On Raft's Reconfiguration Bug

Below is a high level overview of the Raft reconfiguration bug cases laid out in Diego Ongaro’s group post, which described the problematic scenarios in Raft’s single server reconfiguration (i.e. membership change) algorithm. Configurations are annotated with their terms i.e., a config \(X\) in term \(t\) is shown as \(X^t\).

One add, one remove
Two adds
Two removes

I view all of these bug cases as instances of a common problem related to config management when logs diverge (i.e., when there are concurrent primaries in different terms). The bug arises in each case due to the fact that each child config (\(D\) and \(E\)) has quorum overlap with its parent \(C\) (due to the single node change condition), but the sibling configs don’t have quorum overlap with each other. These scenarios are problematic because, for example, in case (1), config \(D\) could potentially commit writes in term 1 that are not known to leaders in config \(E\) in term 2 or higher (since \(D\) and \(E\) don’t have quorum overlap), breaking the fundamental safety property that earlier committed entries are known to newer leaders.

As pointed out, this underlying problem should be avoided when using the joint consensus approach since in that case each child config will continue to contact a quorum in its parent config.

The Proposed Fix

Diego proposes the following fix:

The solution I’m proposing is exactly like the dissertation describes except that a leader may not append a new configuration entry until it has committed an entry from its current term.

As described above, the underlying bug can be seen as stemming from the fact that when log divergence occurs, even though each child config has quorum overlap with its parent (due to the single node change condition), the sibling configs do not necessarily have quorum overlap with each other.

So, upon election, before doing any reconfiguration, you actually need to be sure that any sibling configs are disabled i.e., prevented from committing writes, electing leaders, etc.
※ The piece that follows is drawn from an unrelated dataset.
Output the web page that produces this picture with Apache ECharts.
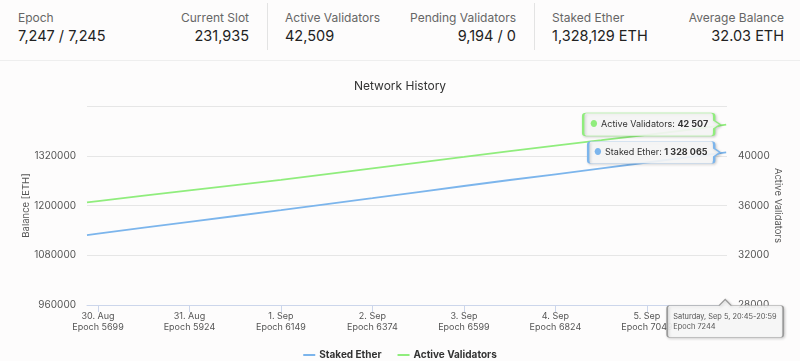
<!DOCTYPE html>
<html>
<head>
<meta charset="utf-8">
<script src="https://cdn.jsdelivr.net/npm/echarts@6/dist/echarts.min.js"></script>
<style>
  html, body { margin: 0; padding: 0; background: #fdfcfc; }
  #wrap { position: relative; width: 800px; height: 361px; overflow: hidden; font-family: Inter, "Noto Sans", sans-serif; }
  #chart { position: absolute; left: 0; top: 0; width: 800px; height: 361px; }
  #header { position: absolute; left: 0; top: 0; width: 800px; height: 60px; border-bottom: 1px solid #eeeeee; background: #fdfcfc; z-index: 2; }
  .stat { position: absolute; top: 10px; }
  .stat .lbl { font-size: 12px; color: #666; line-height: 16px; }
  .stat .val { font-size: 14.5px; color: #222; line-height: 20px; margin-top: 0px; }
  .r { text-align: right; }
  .sep { position: absolute; top: 3px; width: 1px; height: 47px; background: #e3e3e3; }
</style>
</head>
<body>
<div id="wrap">
  <div id="chart"></div>
  <div id="header"></div>
</div>
<script>
// ---- header stats ----
const statLabels = ['Epoch', 'Current Slot', 'Active Validators', 'Pending Validators', 'Staked Ether', 'Average Balance'];
const statValues = ['7,247 / 7,245', '231,935', '42,509', '9,194 / 0', '1,328,129 ETH', '32.03 ETH'];

// ---- chart data ----
const chartTitle = 'Network History';
const epochs = [5672, 5699, 5812, 5924, 6037, 6149, 6262, 6374, 6487, 6599, 6712, 6824, 6937, 7049, 7162, 7244];
const stakedEther = [1128800, 1132200, 1146400, 1160400, 1174700, 1188900, 1203400, 1217600, 1232300, 1247000, 1261500, 1275300, 1289500, 1303700, 1317700, 1328065];
const activeValidators = [36250, 36360, 36790, 37210, 37640, 38060, 38520, 38980, 39450, 39910, 40380, 40820, 41250, 41680, 42120, 42507];
const dayEpochs = [5699, 5924, 6149, 6374, 6599, 6824, 7049];
const dayLabels = ['30. Aug', '31. Aug', '1. Sep', '2. Sep', '3. Sep', '4. Sep', '5. Sep'];
const seriesNames = ['Staked Ether', 'Active Validators'];
const axisNames = ['Balance [ETH]', 'Active Validators'];
const tooltipEpoch = 7244;
const tooltipTime = 'Saturday, Sep 5, 20:45-20:59';
const tooltipValueText = ['1 328 065', '42 507'];

// build header
(function () {
  const h = document.getElementById('header');
  const cols = [
    { x: 18, align: 'l' }, { x: 249, align: 'r' },
    { x: 285, align: 'l' }, { x: 516, align: 'r' },
    { x: 552, align: 'l' }, { x: 784, align: 'r' }
  ];
  cols.forEach((c, i) => {
    const d = document.createElement('div');
    d.className = 'stat' + (c.align === 'r' ? ' r' : '');
    if (c.align === 'r') d.style.right = (800 - c.x) + 'px'; else d.style.left = c.x + 'px';
    d.innerHTML = '<div class="lbl">' + statLabels[i] + '</div><div class="val">' + statValues[i] + '</div>';
    h.appendChild(d);
  });
  [267, 534].forEach(x => {
    const s = document.createElement('div');
    s.className = 'sep';
    s.style.left = x + 'px';
    h.appendChild(s);
  });
})();

const blue = '#7cb5ec';
const green = '#90ed7d';
const font = 'Inter, "Noto Sans", sans-serif';

const chart = echarts.init(document.getElementById('chart'), null, { renderer: 'canvas' });

function callout(w, h, p) {
  const bw = w - p, m = h / 2;
  return 'path://M3,0 H' + (bw - 3) + ' Q' + bw + ',0 ' + bw + ',3 V' + (m - 4) +
    ' L' + w + ',' + m + ' L' + bw + ',' + (m + 4) + ' V' + (h - 3) +
    ' Q' + bw + ',' + h + ' ' + (bw - 3) + ',' + h + ' H3 Q0,' + h + ' 0,' + (h - 3) +
    ' V3 Q0,0 3,0 Z';
}
const headerPath = 'path://M3,6 H52 L58,0 L64,6 H113 Q116,6 116,9 V35 Q116,38 113,38 H3 Q0,38 0,35 V9 Q0,6 3,6 Z';

const tipShadow = { shadowBlur: 3, shadowColor: 'rgba(0,0,0,0.18)', shadowOffsetX: 1, shadowOffsetY: 1 };

function pointLabel(name, valText, color, px) {
  return {
    show: true,
    position: [px, 11.5],
    align: 'left',
    verticalAlign: 'middle',
    formatter: '{d|●} {n|' + name + ': }{b|' + valText + '}',
    rich: {
      d: { color: color, fontSize: 8.5, fontFamily: font },
      n: { color: '#333', fontSize: 9, fontFamily: font },
      b: { color: '#333', fontSize: 9, fontWeight: 'bold', fontFamily: font }
    }
  };
}

const lastIdx = epochs.indexOf(tooltipEpoch);
const plainNum = v => String(v);

chart.setOption({
  animation: false,
  backgroundColor: '#fdfcfc',
  title: {
    text: chartTitle,
    left: 'center',
    top: 75,
    textStyle: { fontFamily: font, fontSize: 12, fontWeight: 'normal', color: '#333' }
  },
  legend: {
    top: 345,
    left: 'center',
    itemGap: 16,
    itemWidth: 12,
    itemHeight: 2,
    icon: 'rect',
    textStyle: { fontFamily: font, fontSize: 10, fontWeight: 'bold', color: '#333', padding: [0, 0, 0, -1] },
    data: seriesNames
  },
  grid: { left: 87, right: 73, top: 106, bottom: 56, containLabel: false },
  xAxis: {
    type: 'value',
    min: 5672,
    max: 7246,
    axisLine: { lineStyle: { color: '#ccd6eb', width: 1 } },
    axisTick: { show: true, length: 7, lineStyle: { color: '#ccd6eb' }, customValues: dayEpochs },
    splitLine: { show: false },
    axisLabel: {
      customValues: dayEpochs,
      margin: 6,
      color: '#555',
      fontFamily: font,
      fontSize: 9,
      lineHeight: 11,
      formatter: function (v) {
        const i = dayEpochs.indexOf(v);
        return i >= 0 ? dayLabels[i] + '\nEpoch ' + v : '';
      }
    }
  },
  yAxis: [
    {
      type: 'value',
      min: 960000, max: 1440000, interval: 120000,
      name: axisNames[0],
      nameLocation: 'middle',
      nameGap: 56,
      nameMoveOverlap: false,
      nameTextStyle: { fontFamily: font, fontSize: 9.5, color: '#555' },
      axisLine: { show: false },
      axisTick: { show: false },
      splitLine: { lineStyle: { color: '#e6e6e6', width: 1 } },
      axisLabel: {
        showMaxLabel: false,
        formatter: plainNum,
        margin: 11,
        color: '#555',
        fontFamily: font,
        fontSize: 10,
        verticalAlign: 'middle',
        padding: [0, 0, 8, 0]
      }
    },
    {
      type: 'value',
      min: 28000, max: 44000, interval: 4000,
      name: axisNames[1],
      nameLocation: 'middle',
      nameGap: 46,
      nameRotate: -90,
      nameMoveOverlap: false,
      nameTextStyle: { fontFamily: font, fontSize: 9.5, color: '#555' },
      axisLine: { show: false },
      axisTick: { show: false },
      splitLine: { show: false },
      axisLabel: {
        showMaxLabel: false,
        formatter: plainNum,
        margin: 11,
        color: '#555',
        fontFamily: font,
        fontSize: 10,
        verticalAlign: 'middle',
        padding: [0, 0, 8, 0]
      }
    }
  ],
  series: [
    {
      name: seriesNames[0],
      type: 'line',
      yAxisIndex: 0,
      showSymbol: false,
      color: blue,
      lineStyle: { width: 1.8, color: blue },
      data: epochs.map((e, i) => [e, stakedEther[i]]),
      z: 3,
      markPoint: {
        silent: true,
        data: [{
          coord: [tooltipEpoch, stakedEther[lastIdx]],
          symbol: callout(132, 22, 6),
          symbolSize: [132, 22],
          symbolOffset: [-72, 0],
          itemStyle: Object.assign({ color: 'rgba(248,248,248,0.9)', borderColor: blue, borderWidth: 1 }, tipShadow),
          label: pointLabel(seriesNames[0], tooltipValueText[0], blue, 7)
        }]
      }
    },
    {
      name: seriesNames[1],
      type: 'line',
      yAxisIndex: 1,
      showSymbol: false,
      color: green,
      lineStyle: { width: 1.8, color: green },
      data: epochs.map((e, i) => [e, activeValidators[i]]),
      z: 2,
      markPoint: {
        silent: true,
        data: [
          {
            coord: [tooltipEpoch, activeValidators[lastIdx]],
            symbol: callout(137, 23, 6),
            symbolSize: [137, 23],
            symbolOffset: [-74.5, 0],
            itemStyle: Object.assign({ color: 'rgba(248,248,248,0.9)', borderColor: green, borderWidth: 1 }, tipShadow),
            label: pointLabel(seriesNames[1], tooltipValueText[1], green, 8)
          },
          {
            coord: [tooltipEpoch, 28000],
            symbol: headerPath,
            symbolSize: [116, 38],
            symbolOffset: [-1, 13.5],
            itemStyle: Object.assign({ color: 'rgba(248,248,248,0.92)', borderColor: '#9a9a9a', borderWidth: 1 }, tipShadow),
            label: {
              show: true,
              position: [7, 12],
              align: 'left',
              verticalAlign: 'top',
              formatter: tooltipTime + '\nEpoch ' + tooltipEpoch,
              color: '#555',
              fontFamily: font,
              fontSize: 7.4,
              lineHeight: 10.5
            }
          }
        ]
      }
    }
  ]
});
</script>
</body>
</html>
You achieve this by committing a config in the parent config in your term, which disables all sibling configs in lower terms. I think this concept is clearer to see when thinking about the structure of global Raft system logs over time as a tree, similar to the concepts discussed here, and some of the formalization sketches here.

Similarly to Diego’s proposal, this fix is achieved in MongoDB’s reconfiguration protocol by rewriting the config term on primary election, which then requires this config in the new term to become committed before further reconfigs can occur on that elected primary.

A Note on Relaxing the Single Node Change Condition

The single node change condition (i.e. reconfigurations can only add or remove a single node) proposed in the original Raft dissertation is sufficient to ensure that all quorums overlap between any two configurations \(C_{old}\) and \(C_{new}\). Even without resorting to the joint consensus mechanism, though, this condition can be relaxed slightly, to permit additional, safe reconfigurations that are not allowed under the single node change rule.

Specifically, for a reconfiguration from \(C_{old}\) to \(C_{new}\), if we simply enforce that

\[QuorumsOverlap(C_{old}, C_{new})\]

holds, where:

\[\begin{aligned} &Quorums(S) \triangleq \{s \in 2^{S} : |s| \cdot 2 > |S|\} \\ &QuorumsOverlap(S_i,S_j) \triangleq \forall q_i \in Quorums(S_i), q_j \in Quorums(S_j) : q_i \cap q_j \neq \emptyset\\ \end{aligned}\]

then this explicitly ensures reconfiguration safety, without relying on the single node change restriction.

We can compare the generalized condition above with the single node change condition by observing the space of possible reconfigurations under each, for varying numbers of global servers. In the reconfiguration transition graphs below, blue edges represent single node change reconfigurations, and green edges represent reconfigurations that are possible under the generalized condition but not under the single node change condition. Note also that we always explicitly disallow starting in or moving to empty configs.

2 Servers

With only 2 servers, the single node change condition is equivalent to the generalized condition (note the absence of green edges):

3 Servers

Even with 3 servers the generalized condition admits more possible reconfigurations:

For example, moving between \(\{s_1,s_2\}\), \(\{s_2,s_3\}\), or \(\{s_1,s_3\}\) (i.e. any size 2 config) in one step is safe under the generalized condition, since quorums are of size 2 in both configs, which always intersect. These reconfigurations are not allowed under the single node change condition, though, since they require 1 add and 1 remove.

4 Servers

With 4 servers, even more additional reconfigurations are allowed.

In particular, note the ability to move from any 4-node config to any 2-node config in one step, since 4 node configs have quorums of size 3, which always intersect with the size 2 quorums of any 2 node config. Some 2 node configs can still also move directly between each other, even without a single node difference, as in the 3 server setting.